In the past I have dismissed it as being superstitious legalistic nonsense.
However any practice that helps the believer to refocus on the tension of living / worshipping has to be a good thing.

byron smith said...

Like all spiritual disciplines, it can be legalistic, but it doesn't have to be.

Roland and Laura said...

The flip side of "let your light shine" is that hiding our fasting can become an act of hypocritic piety in itself - I'm so holy that I will go to any lengths not to tell you how holy I am.

byron smith said...

Yes, and I think this is where the distinction in motives between 5.16 and 6.1 becomes crucial.

Anthony Douglas said...

Sorry, missed this.

I always thought it was odd that Jesus insisted that the hypocrites had received a reward. 'Those suckers will get nothing' would have been more the kind of response I'd have given!

So I wondered why he chose to use what is inherently a positive expression ie 'they have received something'. My conclusion was that he wanted to point out what they had received, to emphasise it, and the only way to work out what that reward might be is to see what's changed before and after.

It's pretty well accepted that the three activities (prayer, fasting, alms-giving) were the three core ethical demands made by Jewish religion at the time. I was struck by how the last two of those involved not-having-ness. And a case can be made that unheard prayers could fall into that category as well, with the words going off to nowhere.

So, I'm thinking this is an instance of Jesus using some cutting humour (and in my original comment, I was making something of the full/empty switch).

byron smith said...

Ah, I see.

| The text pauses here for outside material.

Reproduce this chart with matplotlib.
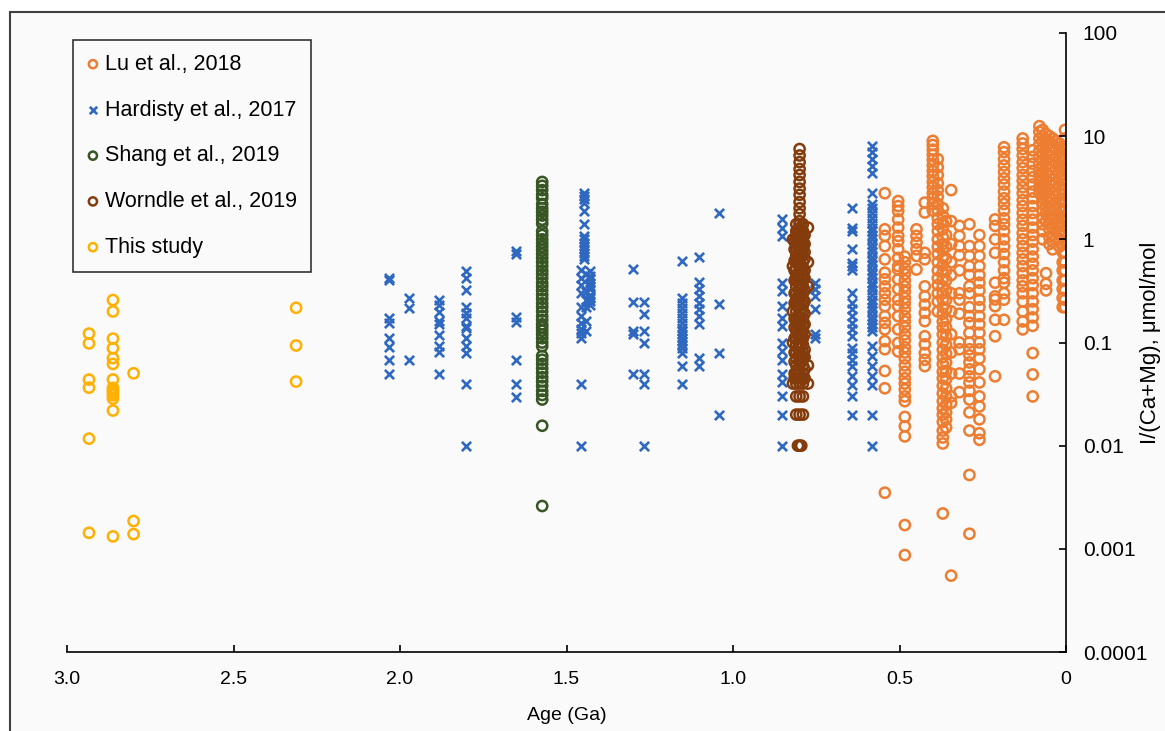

I have always assumed that their reward is precisely what they were seeking in the first place: in order to be seen by them. The reward of public piety is being a public reputation for piety. Nothing more. That is the full extent of the benefit received.

byron smith said...

‎"Notice that asceticism is not for the sake of killing off parts of our selves, but for the sake of marshaling our full energy around our deep desires." Elizabeth Liebert.